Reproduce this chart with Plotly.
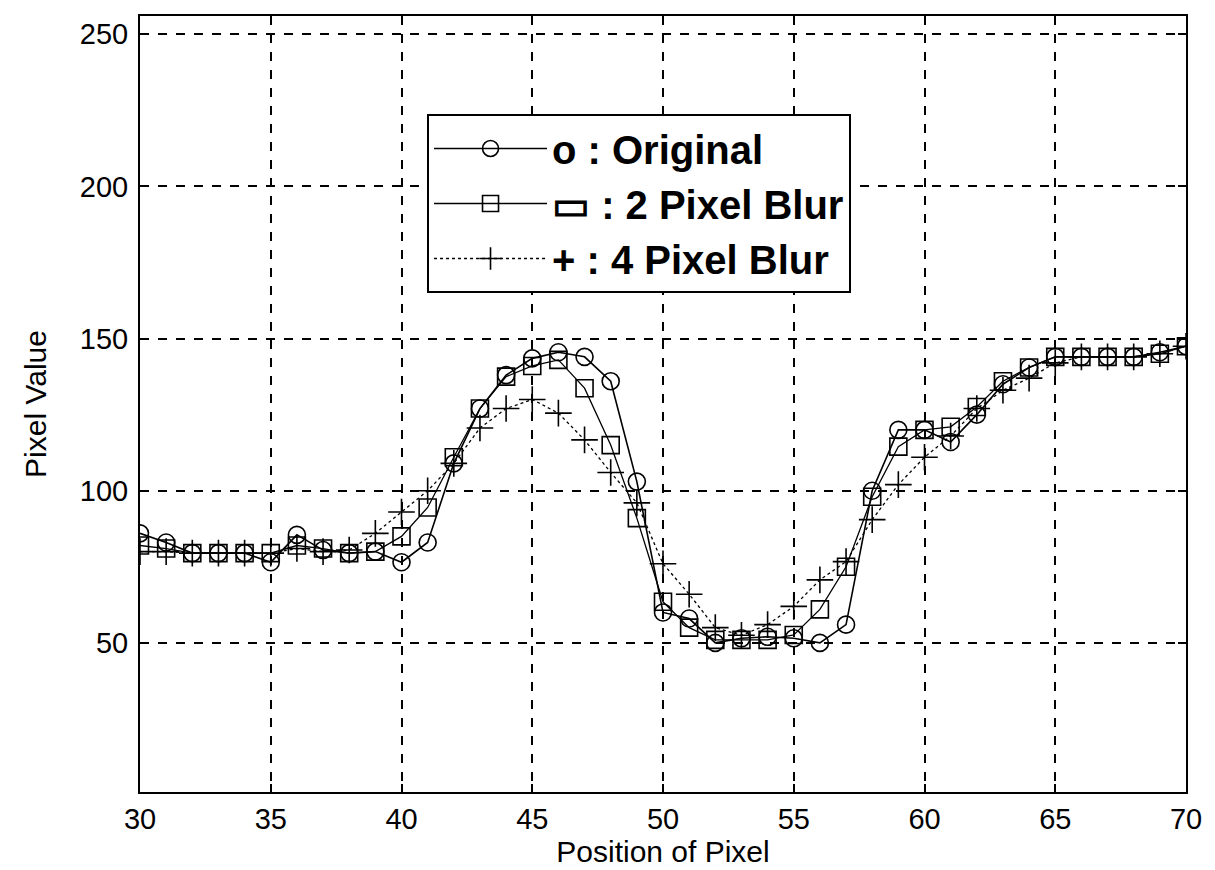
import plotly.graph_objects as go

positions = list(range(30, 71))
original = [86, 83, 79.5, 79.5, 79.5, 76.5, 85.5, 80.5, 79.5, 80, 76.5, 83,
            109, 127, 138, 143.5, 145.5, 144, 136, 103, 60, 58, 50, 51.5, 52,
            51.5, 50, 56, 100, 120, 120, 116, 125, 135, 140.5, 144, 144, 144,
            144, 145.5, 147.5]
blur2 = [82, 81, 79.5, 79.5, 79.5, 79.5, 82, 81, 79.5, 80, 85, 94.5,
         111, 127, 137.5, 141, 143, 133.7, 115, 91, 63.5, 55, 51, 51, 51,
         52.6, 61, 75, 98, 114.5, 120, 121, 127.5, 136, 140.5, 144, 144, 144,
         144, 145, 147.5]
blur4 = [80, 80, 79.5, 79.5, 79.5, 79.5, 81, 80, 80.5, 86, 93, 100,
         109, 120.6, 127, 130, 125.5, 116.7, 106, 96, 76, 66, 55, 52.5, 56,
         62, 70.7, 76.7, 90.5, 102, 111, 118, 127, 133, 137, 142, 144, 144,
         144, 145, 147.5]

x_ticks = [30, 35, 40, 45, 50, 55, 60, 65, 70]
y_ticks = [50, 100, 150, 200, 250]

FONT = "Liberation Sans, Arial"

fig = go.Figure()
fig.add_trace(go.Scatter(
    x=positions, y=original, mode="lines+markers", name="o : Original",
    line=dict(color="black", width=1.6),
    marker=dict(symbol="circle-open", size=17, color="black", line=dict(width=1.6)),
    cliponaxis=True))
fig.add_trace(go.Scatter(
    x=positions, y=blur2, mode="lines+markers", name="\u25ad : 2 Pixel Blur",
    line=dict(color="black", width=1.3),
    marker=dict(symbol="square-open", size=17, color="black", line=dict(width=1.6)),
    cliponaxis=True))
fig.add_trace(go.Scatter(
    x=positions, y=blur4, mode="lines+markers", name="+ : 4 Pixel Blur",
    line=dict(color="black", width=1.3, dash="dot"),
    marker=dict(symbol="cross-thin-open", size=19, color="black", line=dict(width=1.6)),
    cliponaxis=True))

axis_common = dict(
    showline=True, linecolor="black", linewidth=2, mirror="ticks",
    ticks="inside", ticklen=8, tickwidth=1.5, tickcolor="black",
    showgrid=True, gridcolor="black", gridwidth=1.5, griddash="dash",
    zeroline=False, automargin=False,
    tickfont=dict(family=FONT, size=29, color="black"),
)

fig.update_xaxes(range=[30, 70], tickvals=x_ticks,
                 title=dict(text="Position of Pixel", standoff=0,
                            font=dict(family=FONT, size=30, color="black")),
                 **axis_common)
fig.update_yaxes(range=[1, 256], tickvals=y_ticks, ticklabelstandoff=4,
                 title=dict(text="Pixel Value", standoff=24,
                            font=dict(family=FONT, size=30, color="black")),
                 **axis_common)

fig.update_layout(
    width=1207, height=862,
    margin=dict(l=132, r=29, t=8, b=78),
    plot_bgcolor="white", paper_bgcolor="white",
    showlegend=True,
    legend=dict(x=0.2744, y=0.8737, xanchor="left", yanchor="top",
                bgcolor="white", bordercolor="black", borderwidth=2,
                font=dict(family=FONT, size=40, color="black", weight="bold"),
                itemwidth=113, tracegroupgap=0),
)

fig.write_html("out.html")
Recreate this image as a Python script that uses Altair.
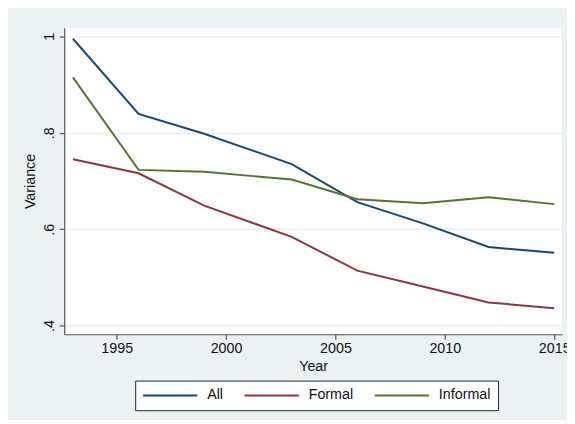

################

| Goal |
Leave out the pictures and retype every line above exactly.

| Answer to the problem |
Reproduce this chart with Plotly.
import plotly.graph_objects as go

positions = list(range(30, 71))
original = [86, 83, 79.5, 79.5, 79.5, 76.5, 85.5, 80.5, 79.5, 80, 76.5, 83,
            109, 127, 138, 143.5, 145.5, 144, 136, 103, 60, 58, 50, 51.5, 52,
            51.5, 50, 56, 100, 120, 120, 116, 125, 135, 140.5, 144, 144, 144,
            144, 145.5, 147.5]
blur2 = [82, 81, 79.5, 79.5, 79.5, 79.5, 82, 81, 79.5, 80, 85, 94.5,
         111, 127, 137.5, 141, 143, 133.7, 115, 91, 63.5, 55, 51, 51, 51,
         52.6, 61, 75, 98, 114.5, 120, 121, 127.5, 136, 140.5, 144, 144, 144,
         144, 145, 147.5]
blur4 = [80, 80, 79.5, 79.5, 79.5, 79.5, 81, 80, 80.5, 86, 93, 100,
         109, 120.6, 127, 130, 125.5, 116.7, 106, 96, 76, 66, 55, 52.5, 56,
         62, 70.7, 76.7, 90.5, 102, 111, 118, 127, 133, 137, 142, 144, 144,
         144, 145, 147.5]

x_ticks = [30, 35, 40, 45, 50, 55, 60, 65, 70]
y_ticks = [50, 100, 150, 200, 250]

FONT = "Liberation Sans, Arial"

fig = go.Figure()
fig.add_trace(go.Scatter(
    x=positions, y=original, mode="lines+markers", name="o : Original",
    line=dict(color="black", width=1.6),
    marker=dict(symbol="circle-open", size=17, color="black", line=dict(width=1.6)),
    cliponaxis=True))
fig.add_trace(go.Scatter(
    x=positions, y=blur2, mode="lines+markers", name="\u25ad : 2 Pixel Blur",
    line=dict(color="black", width=1.3),
    marker=dict(symbol="square-open", size=17, color="black", line=dict(width=1.6)),
    cliponaxis=True))
fig.add_trace(go.Scatter(
    x=positions, y=blur4, mode="lines+markers", name="+ : 4 Pixel Blur",
    line=dict(color="black", width=1.3, dash="dot"),
    marker=dict(symbol="cross-thin-open", size=19, color="black", line=dict(width=1.6)),
    cliponaxis=True))

axis_common = dict(
    showline=True, linecolor="black", linewidth=2, mirror="ticks",
    ticks="inside", ticklen=8, tickwidth=1.5, tickcolor="black",
    showgrid=True, gridcolor="black", gridwidth=1.5, griddash="dash",
    zeroline=False, automargin=False,
    tickfont=dict(family=FONT, size=29, color="black"),
)

fig.update_xaxes(range=[30, 70], tickvals=x_ticks,
                 title=dict(text="Position of Pixel", standoff=0,
                            font=dict(family=FONT, size=30, color="black")),
                 **axis_common)
fig.update_yaxes(range=[1, 256], tickvals=y_ticks, ticklabelstandoff=4,
                 title=dict(text="Pixel Value", standoff=24,
                            font=dict(family=FONT, size=30, color="black")),
                 **axis_common)

fig.update_layout(
    width=1207, height=862,
    margin=dict(l=132, r=29, t=8, b=78),
    plot_bgcolor="white", paper_bgcolor="white",
    showlegend=True,
    legend=dict(x=0.2744, y=0.8737, xanchor="left", yanchor="top",
                bgcolor="white", bordercolor="black", borderwidth=2,
                font=dict(family=FONT, size=40, color="black", weight="bold"),
                itemwidth=113, tracegroupgap=0),
)

fig.write_html("out.html")
Recreate this image as a Python script that uses Altair.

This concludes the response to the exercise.